State of New York Supreme Court, Appellate Division Third Judicial Department


January 12, 2012

IN THE MATTER OF KRISTINA K., RESPONDENT,
v.
TIMOTHY K., APPELLANT.

Appeal from an order of the Family Court of Broome County (Charnetsky, J.), entered September 28, 2010, which granted petitioner's application, in a proceeding pursuant to Family Ct Act article 8, for an order of protection.

The opinion of the court was delivered by: Rose, J.

MEMORANDUM AND ORDER

Calendar Date: November 21, 2011

Before: Peters, J.P., Rose, McCarthy, Garry and Egan Jr., JJ.

Petitioner (hereinafter the mother) commenced this family offense proceeding alleging that respondent (hereinafter the father) committed the offenses of disorderly conduct, harassment and stalking. After a fact-finding hearing, Family Court credited the mother's testimony and found that the father had engaged in multiple incidents of domestic violence against the mother, some of which had occurred in the presence of Ashley D. (born in 1996) and Katelynn E. (born in 1998), the mother's children from other relationships, and Kylie D. (born in 2010) and Timothy C. (born in 2008), the children of the parties. Family Court then issued a two-year order of protection directing the father to, among other things, stay away from the mother, Ashley and Katelynn, and to refrain from harassing Kylie and Timothy.

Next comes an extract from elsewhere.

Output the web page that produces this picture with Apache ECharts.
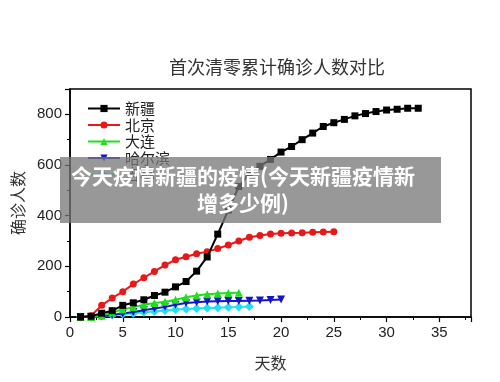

The father's sole contention on appeal is that Family Court erred in issuing the order of protection without conducting a dispositional hearing. A dispositional hearing, however, is not always required in Family Ct Act article 8 proceedings (see Family Ct Act § 835; Matter of Hazel P.R. v Paul J.P., 34 AD3d 307, 308 [2006]; Matter of Henderson v Henderson, 9 AD3d 569, 569 [2004]). Here, the father did not request such a hearing, he offers no indication of what prejudice he has suffered or what evidence he would have offered, and no best interests determination was required because the order of protection did not affect the father's visitation with his own children, Kylie and Timothy (see Matter of Hazel P.R. v Paul J.P., 34 AD3d at 308; Matter of Henderson v Henderson, 9 AD3d at 569-570 [2004]; Matter of Annie C. v Marcellus W., 278 AD2d 177, 177-178 [2000]; compare Matter of Crane v Lopez-Arias, 1 AD3d 837, 838-839 [2003]). Thus, Family Court did not err by failing to hold a dispositional hearing.

Peters, J.P., McCarthy, Garry and Egan Jr., JJ., concur.

ORDERED that the order is affirmed, without costs.